Metro, News

Students across globe lament tragedy in Paris

As Notre-Dame burns, French international students at U. mourn fire in heart of Paris

Metro Editor
Tuesday, April 16, 2019

Historic Parisian monument erupted in flames yesterday, destroying the cathedral’s spire and two-thirds of the roof. Students in Paris and on College Hill reacted to the tragic event and reflected on the state of affairs in Paris.

As flames marred the historic and renowned Notre-Dame Cathedral Monday, causing its iconic spire to collapse, University students in Paris and on College Hill watched the destruction unfold with sorrow and disbelief.

Xinyue Qian ’20, who is spending a semester studying in Paris, walked outside of her dorm room around 7:30 p.m. Paris time to a sky choked with smoke.

“It was nearly sunset, and at first you see the smoke, you can see it everywhere in Paris,” Qian said of that moment. “And you see in front of the Notre-Dame — I don’t know how to describe it, but the color (was) very surreal.” She watched the building crumble alongside hordes of distraught onlookers on the riverbanks. “People would exclaim when there was a sudden burst of fire or a sudden part fell off.”

Naomy Pedroza ’20, another student studying abroad in Paris, watched the tragic event on TV with her host family.

“Watching the smoke from afar, I was in utter shock — I was watching history disappear before my very eyes,” she wrote in an email to The Herald. “My host family, third-generation Parisians, couldn’t believe it, tearing up as we watched live news coverage on the TV.”

To many French international students studying at the University, the 856-year-old church located in the heart of Paris represents home.

“The Notre-Dame, it’s a religious building, but it’s symbolism was way beyond religion,” said Dorian Arber Kornowski ’22, a French international student. “It was like the pillar of France, just gone. Well, not gone but severely damaged.”

“This is our treasure,” said Dorian Charpentier ’20, a French international student and president of the French House. “This is not about a religious monument so much it is as our collective history.”

To Eugénie Boury ’20, who is Catholic, the fire ravaged what had been an important part of her childhood.

“It’s kind of the heart of Catholic Paris,” Boury said. “I went to a Catholic middle and high school, and we would have our opening, Christmas and closing masses at Notre-Dame.” France is about two-thirds Christian,  “so culturally speaking, it’s just been a very big part of history,” Boury said.
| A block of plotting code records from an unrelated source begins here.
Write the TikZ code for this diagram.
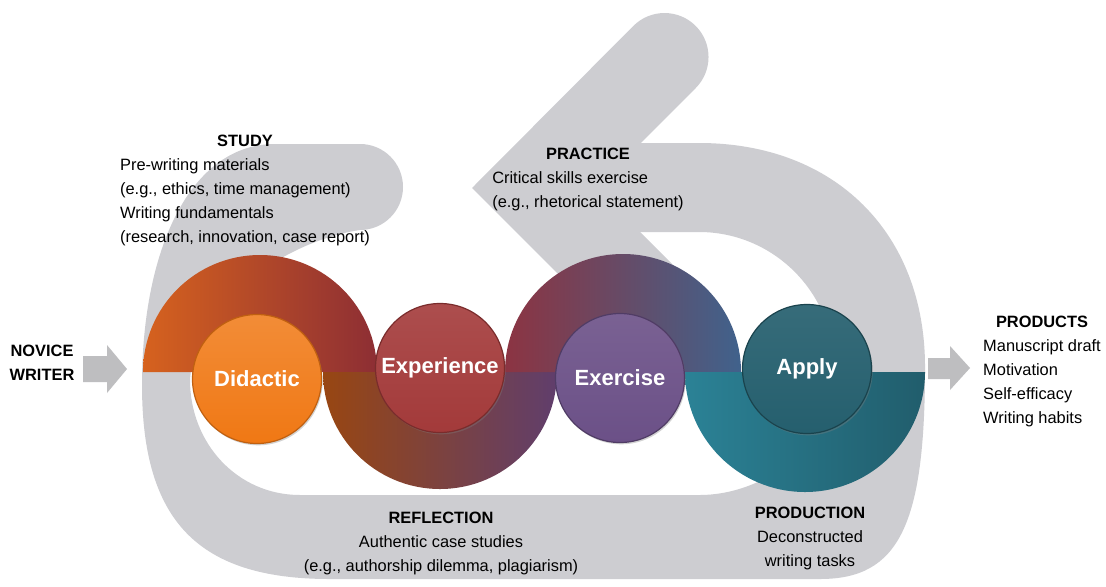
\documentclass[tikz,border=0pt]{standalone}
\usepackage{fontspec}
\setmainfont{Liberation Sans}
\usetikzlibrary{positioning,shadows}

\definecolor{loopgray}{RGB}{205,205,209}
\definecolor{arrowgray}{RGB}{190,190,192}
\definecolor{didacticC}{RGB}{240,120,20}
\definecolor{experienceC}{RGB}{163,58,58}
\definecolor{exerciseC}{RGB}{107,80,135}
\definecolor{applyC}{RGB}{37,95,110}

\begin{document}
\begin{tikzpicture}[
	x=0.5pt, y=0.5pt,
	stage/.style={
		circle, minimum size=64.5pt, inner sep=0pt, outer sep=0pt,
		text=white, font=\fontsize{11}{13}\selectfont\bfseries, line width=0.6pt,
		drop shadow={opacity=0.35, shadow xshift=0.6pt, shadow yshift=-0.9pt}
	},
	head/.style={font=\fontsize{8.2}{12}\selectfont\bfseries, anchor=base, inner sep=0pt, outer sep=0pt},
	body/.style={font=\fontsize{8.2}{12}\selectfont, inner sep=0pt, outer sep=0pt},
	blockarrow/.style={fill=arrowgray},
	]
	
	\fill[white] (0,0) rectangle (1106,586);
	
	% big gray loop with its round tail near STUDY
	\fill[loopgray] (590,443) -- (699,443)
		.. controls (834.6,443) and (925,353.4) .. (925,219)
		.. controls (925,61) and (899,7) .. (820,7) -- (330,7)
		.. controls (198,7) and (142,65) .. (142,201)
		.. controls (142,336) and (190,442) .. (275,442) -- (360,442)
		arc[start angle=90, end angle=-90, radius=43]
		.. controls (290,346) and (195,286) .. (190,206)
		.. controls (190,143) and (237,91) .. (300,91) -- (700,91)
		.. controls (760,91) and (834,136) .. (834,219)
		.. controls (834,293.5) and (773.5,354) .. (699,354) -- (590,354) -- cycle;
	% arrow head pointing left
	\fill[loopgray] (472,398) -- (633.4,560.1) arc[start angle=135, end angle=-45, radius=44]
		-- (596,398) -- (691,303) -- (629,241) -- cycle;
	
	% the wave: half discs above / below the axis
	\shade[left color={rgb,255:red,214;green,98;blue,30}, middle color={rgb,255:red,172;green,66;blue,45},
		right color={rgb,255:red,141;green,46;blue,52}]
		(143,214) arc[start angle=180, end angle=0, radius=117] -- cycle;
	\shade[left color={rgb,255:red,152;green,70;blue,18}, middle color={rgb,255:red,104;green,34;blue,38},
		right color={rgb,255:red,96;green,62;blue,108}]
		(323,214) arc[start angle=180, end angle=360, radius=117] -- cycle;
	\shade[left color={rgb,255:red,140;green,52;blue,66}, middle color={rgb,255:red,108;green,62;blue,104},
		right color={rgb,255:red,64;green,98;blue,140}]
		(505,214) arc[start angle=180, end angle=0, radius=118] -- cycle;
	\shade[left color={rgb,255:red,43;green,130;blue,150}, right color={rgb,255:red,33;green,93;blue,108}]
		(685,214) arc[start angle=180, end angle=360, radius=120] -- cycle;
	
	\node[stage, top color=didacticC!85!white, bottom color=didacticC, draw=didacticC!80!black]       (didactic)   at (257,207) {Didactic};
	\node[stage, top color=experienceC!90!white, bottom color=experienceC, draw=experienceC!75!black] (experience) at (440,218) {Experience};
	\node[stage, top color=exerciseC!90!white, bottom color=exerciseC, draw=exerciseC!75!black]       (exercise)   at (620,208) {Exercise};
	\node[stage, top color=applyC!92!white, bottom color=applyC, draw=applyC!70!black]                (apply)      at (807,217) {Apply};
	
	% in / out arrows
	\fill[blockarrow] (83,230) -- (107,230) -- (107,241) -- (127,217) -- (107,193) -- (107,204) -- (83,204) -- cycle;
	\fill[blockarrow] (928,228) -- (950,228) -- (950,240) -- (970,218) -- (950,196) -- (950,207) -- (928,207) -- cycle;
	
	\node[head, anchor=center, align=center] (novice) at (42,223) {NOVICE\\WRITER};
	
	\node[head] (study) at (245,440) {STUDY};
	\node[body, align=left, below=6pt of study] (studytxt)
		{Pre-writing materials\\(e.g., ethics, time management)\\Writing fundamentals\\(research, innovation, case report)};
	
	\node[head] (practice) at (588,427) {PRACTICE};
	\node[body, align=left, below=6pt of practice] (practicetxt)
		{Critical skills exercise\\(e.g., rhetorical statement)};
	
	\node[head] (reflection) at (441,63) {REFLECTION};
	\node[body, align=center, below=6pt of reflection] (reflectiontxt)
		{Authentic case studies\\(e.g., authorship dilemma, plagiarism)};
	
	\node[head] (production) at (810,68) {PRODUCTION};
	\node[body, align=center, below=6pt of production] (productiontxt)
		{Deconstructed\\writing tasks};
	
	\node[head] (products) at (1042,259) {PRODUCTS};
	\node[body, align=left, below=6pt of products] (productstxt)
		{Manuscript draft\\Motivation\\Self-efficacy\\Writing habits};
	
\end{tikzpicture}
\end{document}
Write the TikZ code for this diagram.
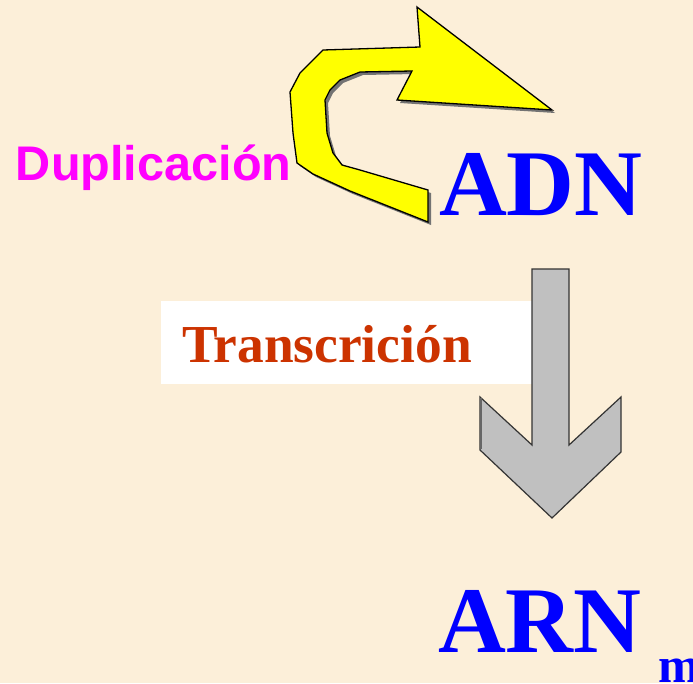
\documentclass[tikz,border=0pt]{standalone}
\usepackage{fontspec}
\setmainfont{Liberation Serif}
\newfontfamily\arialfont{Liberation Sans}
\definecolor{bgcream}{RGB}{252,239,217}
\definecolor{arrowyellow}{RGB}{255,255,0}
\definecolor{arrowgray}{RGB}{192,192,192}
\definecolor{txtred}{RGB}{204,51,0}
\definecolor{txtblue}{RGB}{0,0,255}
\definecolor{txtmagenta}{RGB}{255,0,255}
\tikzset{
  lbl/.style={anchor=base west, inner sep=0pt, outer sep=0pt},
  bigblue/.style={lbl, text=txtblue, font=\fontsize{94}{94}\selectfont\bfseries},
}
\begin{document}
\begin{tikzpicture}[x=1pt,y=-1pt]
\fill[bgcream] (0,0) rectangle (693,683);
\useasboundingbox (0,0) rectangle (693,683);

% yellow curved arrow (shadow then shape)
\def\yarrow{(428,222) -- (350,191) -- (313,174) -- (297,163) -- (293,133) -- (290,92) -- (300,73) -- (313,60) -- (323,50) -- (420,47) -- (417,7) -- (552,110) -- (397,100) -- (412,71) -- (360,72) -- (340,80) -- (330,90) -- (325,100) -- (327,133) -- (333,153) -- (342,165) -- (360,170) -- (428,190) -- cycle}
\fill[black!55, shift={(3,3)}] \yarrow;
\filldraw[fill=arrowyellow, draw=black, line width=1.3pt, line join=miter] \yarrow;

% white label box and gray down arrow
\fill[white] (161,301) rectangle (532,384);
\filldraw[fill=arrowgray, draw=black!80, line width=1.2pt]
  (532,269) -- (569,269) -- (569,445) -- (621,397) -- (621,452) -- (552,518) -- (480,450) -- (480,397) -- (532,445) -- cycle;
\draw[black!60, line width=2pt] (481,398) -- (481,449);

\node[lbl, text=txtmagenta, font=\arialfont\fontsize{48.6}{48.6}\selectfont\bfseries] (dup) at (16,180) {Duplicación};
\node[lbl, text=txtred, font=\fontsize{53.4}{53.4}\selectfont\bfseries] (trans) at (182,362) {Transcrición};
\node[bigblue] (adn) at (439,215) {ADN};
\node[bigblue] (arn) at (438,652) {ARN};
\node[lbl, text=txtblue, font=\fontsize{50}{50}\selectfont\bfseries] (msub) at (658,682) {m};
\end{tikzpicture}
\end{document}
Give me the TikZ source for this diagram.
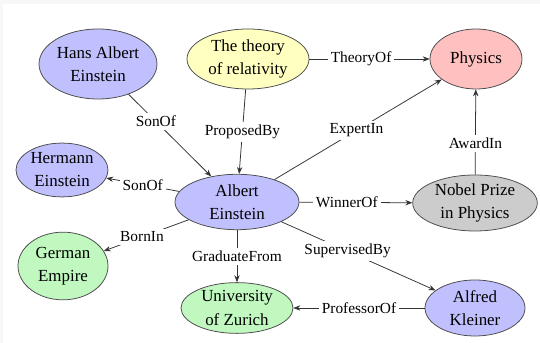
\documentclass[tikz,border=0pt]{standalone}
\usepackage{fontspec}
\setmainfont{Liberation Serif}
\usetikzlibrary{shapes.geometric,arrows.meta}
\definecolor{bluefill}{HTML}{C0C0FF}
\definecolor{yellowfill}{HTML}{FFFFC0}
\definecolor{redfill}{HTML}{FFC0C0}
\definecolor{grayfill}{HTML}{CCCCCC}
\definecolor{greenfill}{HTML}{C0F8C0}
\definecolor{edgecol}{HTML}{333333}
\definecolor{margincol}{HTML}{F7F7F7}
\begin{document}
\begin{tikzpicture}[x=0.65pt,y=-0.65pt,
  ent/.style={ellipse, draw=black!70, line width=0.5pt, inner sep=0pt, align=center,
    font=\fontsize{11}{15}\selectfont},
  lbl/.style={fill=white, inner sep=2pt, font=\fontsize{10}{12}\selectfont},
  rel/.style={draw=edgecol, line width=0.5pt, -{Stealth[length=4.5pt,width=3.5pt]}}]
\useasboundingbox (0,0) rectangle (540,343);
\fill[margincol] (0,0) rectangle (540,4);
\fill[margincol] (0,0) rectangle (3,343);
\node[ent, fill=bluefill, minimum width=76.7pt, minimum height=45.5pt] (hans) at (98,64) {Hans Albert\\Einstein};
\node[ent, fill=yellowfill, minimum width=79.3pt, minimum height=39pt] (theory) at (248,59) {The theory\\of relativity};
\node[ent, fill=redfill, minimum width=59.8pt, minimum height=39pt] (physics) at (476,59) {Physics};
\node[ent, fill=bluefill, minimum width=59.8pt, minimum height=35pt] (hermann) at (62,170) {Hermann\\Einstein};
\node[ent, fill=bluefill, minimum width=80.6pt, minimum height=36pt] (albert) at (237,202) {Albert\\Einstein};
\node[ent, fill=grayfill, minimum width=81pt, minimum height=36.4pt] (nobel) at (475,203) {Nobel Prize\\in Physics};
\node[ent, fill=greenfill, minimum width=58.5pt, minimum height=44pt] (german) at (63,266) {German\\Empire};
\node[ent, fill=greenfill, minimum width=72.8pt, minimum height=33pt] (univ) at (237,308) {University\\of Zurich};
\node[ent, fill=bluefill, minimum width=65pt, minimum height=36.4pt] (alfred) at (475,308) {Alfred\\Kleiner};

\draw[rel] (hans) -- node[lbl, pos=0.33] {SonOf} (albert);
\draw[rel] (theory) -- node[lbl, pos=0.5] {ProposedBy} (albert);
\draw[rel] (albert) -- node[lbl, pos=0.49] {ExpertIn} (physics);
\draw[rel] (theory) -- node[lbl, pos=0.43] {TheoryOf} (physics);
\draw[rel] (nobel) -- node[lbl, pos=0.37] {AwardIn} (physics);
\draw[rel] (albert) -- node[lbl, pos=0.5] {SonOf} (hermann);
\draw[rel] (albert) -- node[lbl, pos=0.42] {WinnerOf} (nobel);
\draw[rel] (albert) -- node[lbl, pos=0.55] {BornIn} (german);
\draw[rel] (albert) -- node[lbl, pos=0.5] {GraduateFrom} (univ);
\draw[rel] (albert) -- node[lbl, pos=0.43] {SupervisedBy} (alfred);
\draw[rel] (alfred) -- node[lbl, pos=0.5] {ProfessorOf} (univ);
\end{tikzpicture}
\end{document}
The fire, which took about five hours and 500 firefighters to extinguish, caused international anguish and spurred leaders from across the globe to voice their support for France, the New York Times reported. By the end of the fight, the church’s main structure and two towers were preserved, but two-thirds of the roof was ruined.

No one was killed in the fire, of which the cause is not currently known, the New York Times reported.

The destruction of the beloved national monument comes in a moment of unrest for the country, with the “Yellow Vest” movement protesting French President Emmanuel Macron’s policies and demanding increased social and economic equality.

“It’s just really a blow when we’re down already,” Boury said, referencing the tension plaguing the city. “It feels like an ominous sign.”

Macron pledged to rebuild the church with fundraising efforts that are set to begin Tuesday, USA Today reported. In an address Monday night, Macron spoke of the cathedral’s gravity and cultural importance: “It’s the many books, the paintings, those that belong to all French men and French women, even those who’ve never come.”

Pedroza has seen the deep connection between Parisians and the monument first-hand. Just last week, she approached a stranger as part of a photo project and asked about her favorite spot in Paris. After pausing to think, the woman chose the back of the Notre-Dame. She told Pedroza that it was “one of the world’s most beautiful and revered structures,” and sitting in the garden in the back, when the tourists visit the front, is like a little secret.

“I can’t help but thinking about this woman right now,” Pedroza wrote. “Her favorite spot in Paris is gone.”